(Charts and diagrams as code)
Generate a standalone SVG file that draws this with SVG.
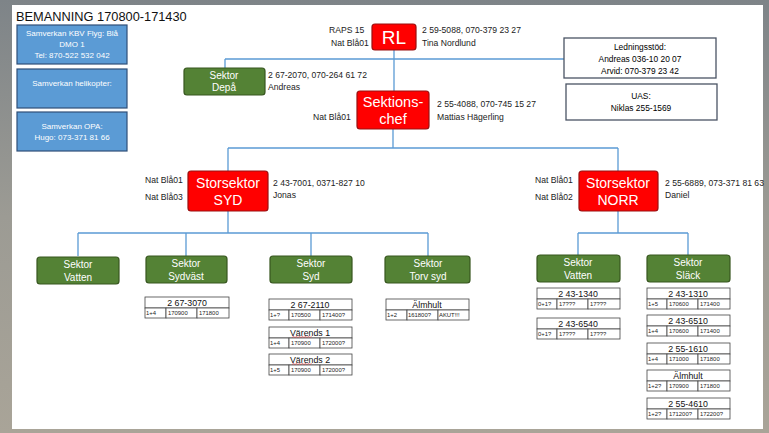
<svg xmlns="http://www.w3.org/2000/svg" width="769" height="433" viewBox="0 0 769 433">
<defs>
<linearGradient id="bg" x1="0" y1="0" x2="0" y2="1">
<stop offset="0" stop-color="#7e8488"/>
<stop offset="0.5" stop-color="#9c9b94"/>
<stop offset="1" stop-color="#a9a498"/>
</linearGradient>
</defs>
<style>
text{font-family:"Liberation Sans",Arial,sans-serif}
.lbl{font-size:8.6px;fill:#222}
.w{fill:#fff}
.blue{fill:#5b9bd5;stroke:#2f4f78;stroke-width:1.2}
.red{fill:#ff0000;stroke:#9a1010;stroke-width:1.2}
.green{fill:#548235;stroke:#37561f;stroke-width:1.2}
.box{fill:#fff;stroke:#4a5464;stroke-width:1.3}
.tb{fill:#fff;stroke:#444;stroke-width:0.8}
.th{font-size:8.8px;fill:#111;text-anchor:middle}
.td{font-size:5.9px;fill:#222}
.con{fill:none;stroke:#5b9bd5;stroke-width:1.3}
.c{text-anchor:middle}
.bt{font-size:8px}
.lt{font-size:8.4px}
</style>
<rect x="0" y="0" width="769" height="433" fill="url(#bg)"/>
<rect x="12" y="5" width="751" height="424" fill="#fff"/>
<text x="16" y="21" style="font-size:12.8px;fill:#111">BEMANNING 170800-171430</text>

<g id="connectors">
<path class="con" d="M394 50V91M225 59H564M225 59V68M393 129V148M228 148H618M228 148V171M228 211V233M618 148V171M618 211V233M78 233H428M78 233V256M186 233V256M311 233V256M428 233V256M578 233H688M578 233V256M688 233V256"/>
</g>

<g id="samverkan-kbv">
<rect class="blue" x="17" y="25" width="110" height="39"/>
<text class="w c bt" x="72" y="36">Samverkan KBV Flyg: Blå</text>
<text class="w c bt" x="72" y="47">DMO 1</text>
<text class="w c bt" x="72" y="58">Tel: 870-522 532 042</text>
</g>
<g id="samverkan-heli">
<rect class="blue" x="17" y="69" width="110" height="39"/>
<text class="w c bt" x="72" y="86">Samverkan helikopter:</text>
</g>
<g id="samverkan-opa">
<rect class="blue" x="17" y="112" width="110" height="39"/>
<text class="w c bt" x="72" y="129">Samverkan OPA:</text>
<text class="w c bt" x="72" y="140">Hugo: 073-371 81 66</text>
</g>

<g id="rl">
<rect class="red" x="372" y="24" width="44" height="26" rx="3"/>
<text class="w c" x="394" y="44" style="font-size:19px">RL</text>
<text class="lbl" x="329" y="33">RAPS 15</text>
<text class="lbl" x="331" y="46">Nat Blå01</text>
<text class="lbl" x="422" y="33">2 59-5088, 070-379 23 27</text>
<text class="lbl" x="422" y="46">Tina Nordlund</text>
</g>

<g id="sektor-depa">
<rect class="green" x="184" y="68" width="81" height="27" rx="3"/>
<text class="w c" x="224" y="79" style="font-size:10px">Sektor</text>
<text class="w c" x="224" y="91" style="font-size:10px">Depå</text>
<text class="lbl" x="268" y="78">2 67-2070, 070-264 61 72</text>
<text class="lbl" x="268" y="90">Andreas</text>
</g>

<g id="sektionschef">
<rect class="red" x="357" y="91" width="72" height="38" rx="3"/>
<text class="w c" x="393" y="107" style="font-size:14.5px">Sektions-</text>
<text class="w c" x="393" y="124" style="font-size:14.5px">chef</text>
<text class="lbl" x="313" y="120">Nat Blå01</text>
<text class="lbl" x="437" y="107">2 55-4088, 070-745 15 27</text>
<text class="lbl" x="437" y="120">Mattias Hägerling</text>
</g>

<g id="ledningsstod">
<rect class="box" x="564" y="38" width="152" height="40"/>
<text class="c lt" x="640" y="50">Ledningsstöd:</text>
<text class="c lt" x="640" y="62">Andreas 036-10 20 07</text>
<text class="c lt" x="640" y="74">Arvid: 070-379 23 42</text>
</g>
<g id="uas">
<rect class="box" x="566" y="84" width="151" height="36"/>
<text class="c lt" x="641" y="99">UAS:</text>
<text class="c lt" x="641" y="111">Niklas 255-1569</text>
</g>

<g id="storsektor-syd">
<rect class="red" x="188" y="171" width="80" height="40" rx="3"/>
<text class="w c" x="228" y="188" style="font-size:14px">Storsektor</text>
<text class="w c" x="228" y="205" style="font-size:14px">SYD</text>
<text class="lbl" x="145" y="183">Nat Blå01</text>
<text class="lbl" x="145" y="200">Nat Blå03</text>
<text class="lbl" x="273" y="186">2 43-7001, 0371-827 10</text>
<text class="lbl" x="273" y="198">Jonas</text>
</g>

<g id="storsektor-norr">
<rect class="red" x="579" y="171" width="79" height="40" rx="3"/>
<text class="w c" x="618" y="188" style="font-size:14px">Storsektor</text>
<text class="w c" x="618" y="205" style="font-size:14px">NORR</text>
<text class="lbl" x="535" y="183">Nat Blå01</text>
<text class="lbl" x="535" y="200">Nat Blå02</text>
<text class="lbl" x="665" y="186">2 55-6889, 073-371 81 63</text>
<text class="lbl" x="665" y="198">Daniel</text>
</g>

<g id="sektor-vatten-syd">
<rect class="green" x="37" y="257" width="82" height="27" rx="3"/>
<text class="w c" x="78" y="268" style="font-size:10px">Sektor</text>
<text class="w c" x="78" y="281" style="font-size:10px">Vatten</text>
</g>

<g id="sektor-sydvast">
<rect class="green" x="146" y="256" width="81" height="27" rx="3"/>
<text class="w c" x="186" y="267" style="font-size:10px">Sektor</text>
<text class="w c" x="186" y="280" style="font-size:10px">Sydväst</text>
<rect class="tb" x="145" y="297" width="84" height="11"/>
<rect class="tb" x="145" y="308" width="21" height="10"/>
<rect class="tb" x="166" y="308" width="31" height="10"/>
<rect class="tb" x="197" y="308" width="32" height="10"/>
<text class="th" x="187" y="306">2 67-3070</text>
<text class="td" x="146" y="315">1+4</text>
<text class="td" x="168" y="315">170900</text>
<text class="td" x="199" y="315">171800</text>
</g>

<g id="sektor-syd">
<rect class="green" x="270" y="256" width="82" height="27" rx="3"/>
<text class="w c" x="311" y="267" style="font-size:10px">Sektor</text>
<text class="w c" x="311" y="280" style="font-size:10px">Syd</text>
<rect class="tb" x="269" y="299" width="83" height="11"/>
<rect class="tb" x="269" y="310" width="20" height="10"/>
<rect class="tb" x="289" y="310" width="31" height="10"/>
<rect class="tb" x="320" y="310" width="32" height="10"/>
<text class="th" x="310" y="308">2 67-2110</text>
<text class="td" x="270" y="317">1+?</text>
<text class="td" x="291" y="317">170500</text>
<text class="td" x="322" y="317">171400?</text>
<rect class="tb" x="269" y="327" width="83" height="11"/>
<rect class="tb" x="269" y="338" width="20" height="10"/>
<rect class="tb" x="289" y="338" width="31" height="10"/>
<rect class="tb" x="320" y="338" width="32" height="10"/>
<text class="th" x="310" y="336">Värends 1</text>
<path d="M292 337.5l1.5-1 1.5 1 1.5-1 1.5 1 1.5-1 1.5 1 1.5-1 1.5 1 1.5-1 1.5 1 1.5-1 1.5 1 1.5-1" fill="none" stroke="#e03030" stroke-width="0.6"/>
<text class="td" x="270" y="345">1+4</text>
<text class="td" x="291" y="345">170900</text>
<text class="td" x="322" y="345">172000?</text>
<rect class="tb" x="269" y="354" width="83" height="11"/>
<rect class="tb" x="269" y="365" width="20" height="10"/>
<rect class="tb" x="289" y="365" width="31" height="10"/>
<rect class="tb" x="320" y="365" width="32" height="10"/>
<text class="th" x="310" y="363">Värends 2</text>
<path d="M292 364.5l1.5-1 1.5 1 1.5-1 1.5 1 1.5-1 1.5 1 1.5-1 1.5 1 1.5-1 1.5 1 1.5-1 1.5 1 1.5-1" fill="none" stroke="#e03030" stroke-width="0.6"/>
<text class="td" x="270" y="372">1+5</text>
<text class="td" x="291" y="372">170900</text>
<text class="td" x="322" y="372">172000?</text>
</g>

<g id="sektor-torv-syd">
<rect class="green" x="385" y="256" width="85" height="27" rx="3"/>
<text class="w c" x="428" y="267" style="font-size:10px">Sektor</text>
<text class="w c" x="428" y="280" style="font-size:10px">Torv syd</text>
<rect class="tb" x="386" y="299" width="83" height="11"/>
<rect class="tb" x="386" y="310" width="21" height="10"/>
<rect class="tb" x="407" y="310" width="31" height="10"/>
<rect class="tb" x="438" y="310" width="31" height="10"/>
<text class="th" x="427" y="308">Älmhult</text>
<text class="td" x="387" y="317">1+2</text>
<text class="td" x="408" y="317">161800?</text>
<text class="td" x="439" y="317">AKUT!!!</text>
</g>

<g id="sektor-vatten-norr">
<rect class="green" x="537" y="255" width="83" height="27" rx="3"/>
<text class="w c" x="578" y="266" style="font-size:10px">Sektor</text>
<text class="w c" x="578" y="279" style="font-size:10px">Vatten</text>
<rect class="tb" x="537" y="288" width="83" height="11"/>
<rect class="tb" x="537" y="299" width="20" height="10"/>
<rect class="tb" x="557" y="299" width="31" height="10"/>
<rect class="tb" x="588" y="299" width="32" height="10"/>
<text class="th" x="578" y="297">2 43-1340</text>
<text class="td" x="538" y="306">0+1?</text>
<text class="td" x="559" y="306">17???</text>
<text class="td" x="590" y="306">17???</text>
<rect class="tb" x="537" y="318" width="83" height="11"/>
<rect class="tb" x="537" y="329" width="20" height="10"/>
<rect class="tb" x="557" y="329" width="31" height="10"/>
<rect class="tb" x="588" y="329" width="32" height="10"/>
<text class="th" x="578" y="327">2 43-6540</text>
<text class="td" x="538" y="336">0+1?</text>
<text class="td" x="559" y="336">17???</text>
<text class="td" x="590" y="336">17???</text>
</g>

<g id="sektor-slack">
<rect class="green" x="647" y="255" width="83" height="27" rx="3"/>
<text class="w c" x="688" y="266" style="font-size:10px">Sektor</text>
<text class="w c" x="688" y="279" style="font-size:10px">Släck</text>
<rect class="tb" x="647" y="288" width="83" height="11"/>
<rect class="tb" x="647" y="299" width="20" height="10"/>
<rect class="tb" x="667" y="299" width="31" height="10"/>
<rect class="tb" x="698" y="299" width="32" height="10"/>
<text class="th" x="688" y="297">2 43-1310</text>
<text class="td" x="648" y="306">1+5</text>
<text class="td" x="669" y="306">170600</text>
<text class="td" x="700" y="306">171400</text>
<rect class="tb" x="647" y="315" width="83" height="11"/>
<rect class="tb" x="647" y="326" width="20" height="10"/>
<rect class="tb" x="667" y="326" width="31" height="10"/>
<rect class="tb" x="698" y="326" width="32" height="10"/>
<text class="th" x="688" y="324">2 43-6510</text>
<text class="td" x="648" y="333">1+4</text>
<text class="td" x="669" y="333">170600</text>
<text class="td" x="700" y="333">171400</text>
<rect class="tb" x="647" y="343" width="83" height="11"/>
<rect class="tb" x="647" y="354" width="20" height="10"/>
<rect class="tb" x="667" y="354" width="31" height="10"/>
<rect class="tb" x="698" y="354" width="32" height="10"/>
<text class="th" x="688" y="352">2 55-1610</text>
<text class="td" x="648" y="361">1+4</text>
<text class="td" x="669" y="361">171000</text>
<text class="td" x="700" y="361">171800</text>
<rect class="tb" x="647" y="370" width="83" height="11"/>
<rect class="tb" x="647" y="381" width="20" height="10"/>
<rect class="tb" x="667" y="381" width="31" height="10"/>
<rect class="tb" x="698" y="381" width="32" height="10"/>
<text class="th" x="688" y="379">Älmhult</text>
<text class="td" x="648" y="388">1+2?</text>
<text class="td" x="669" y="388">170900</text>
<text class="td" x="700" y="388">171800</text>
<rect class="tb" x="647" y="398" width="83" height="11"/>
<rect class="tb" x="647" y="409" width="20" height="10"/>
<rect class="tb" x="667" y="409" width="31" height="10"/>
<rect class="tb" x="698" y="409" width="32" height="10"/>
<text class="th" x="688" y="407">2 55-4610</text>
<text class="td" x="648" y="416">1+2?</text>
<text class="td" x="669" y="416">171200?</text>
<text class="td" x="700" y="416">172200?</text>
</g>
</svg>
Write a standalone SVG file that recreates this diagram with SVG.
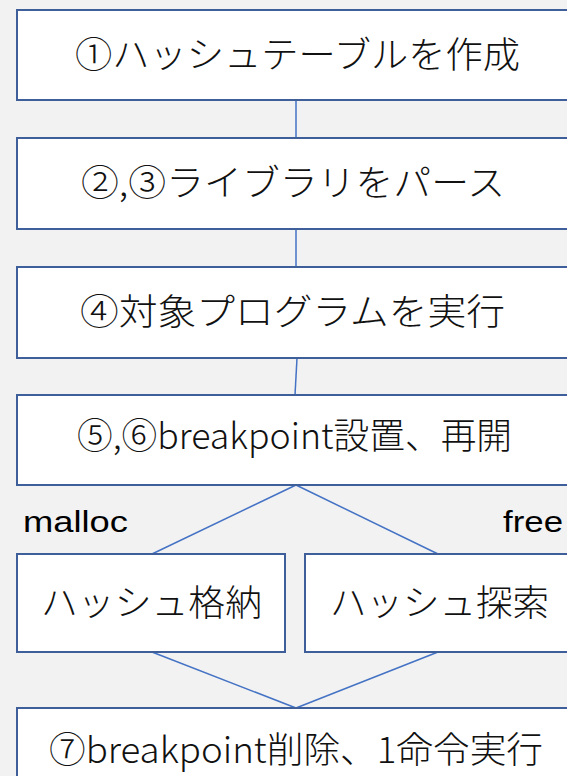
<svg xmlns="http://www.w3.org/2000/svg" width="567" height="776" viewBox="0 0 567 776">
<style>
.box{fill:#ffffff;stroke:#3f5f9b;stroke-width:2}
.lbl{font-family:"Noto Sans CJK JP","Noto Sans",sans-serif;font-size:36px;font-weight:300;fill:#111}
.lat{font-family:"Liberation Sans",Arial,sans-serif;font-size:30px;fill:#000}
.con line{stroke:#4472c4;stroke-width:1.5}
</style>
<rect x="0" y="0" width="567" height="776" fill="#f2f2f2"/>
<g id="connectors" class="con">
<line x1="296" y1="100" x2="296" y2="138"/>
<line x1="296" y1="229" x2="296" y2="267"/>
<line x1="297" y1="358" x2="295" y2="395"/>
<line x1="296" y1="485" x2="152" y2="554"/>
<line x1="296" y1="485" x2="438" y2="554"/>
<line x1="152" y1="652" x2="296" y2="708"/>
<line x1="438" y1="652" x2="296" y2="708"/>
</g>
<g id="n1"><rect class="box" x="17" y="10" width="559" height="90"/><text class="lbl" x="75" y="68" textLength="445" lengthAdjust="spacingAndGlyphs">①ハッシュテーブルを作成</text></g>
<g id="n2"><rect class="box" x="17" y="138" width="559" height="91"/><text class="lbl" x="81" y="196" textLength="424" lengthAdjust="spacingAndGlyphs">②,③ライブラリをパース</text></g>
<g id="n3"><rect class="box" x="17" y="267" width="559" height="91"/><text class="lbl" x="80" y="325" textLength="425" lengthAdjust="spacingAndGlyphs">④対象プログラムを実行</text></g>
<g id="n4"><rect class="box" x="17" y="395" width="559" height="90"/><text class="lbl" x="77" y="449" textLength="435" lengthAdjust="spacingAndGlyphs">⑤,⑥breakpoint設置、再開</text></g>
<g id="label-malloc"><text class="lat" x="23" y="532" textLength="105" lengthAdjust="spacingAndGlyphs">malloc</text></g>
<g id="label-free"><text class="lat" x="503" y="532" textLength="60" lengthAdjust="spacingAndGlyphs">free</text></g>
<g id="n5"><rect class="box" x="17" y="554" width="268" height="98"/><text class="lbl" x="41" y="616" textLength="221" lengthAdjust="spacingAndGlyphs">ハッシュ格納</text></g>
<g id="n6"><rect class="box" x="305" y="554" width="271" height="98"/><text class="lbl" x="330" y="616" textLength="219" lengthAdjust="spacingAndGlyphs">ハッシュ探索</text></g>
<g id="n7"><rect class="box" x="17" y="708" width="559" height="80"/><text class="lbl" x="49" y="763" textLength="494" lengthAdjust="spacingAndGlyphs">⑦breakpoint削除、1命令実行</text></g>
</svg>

**SHORT TASK:**
Find each line holding the string "file" and copy it out.

**ANSWER TO THIS PROBLEM:**
Generate a standalone SVG file that draws this with SVG.
Write a standalone SVG file that recreates this diagram with SVG.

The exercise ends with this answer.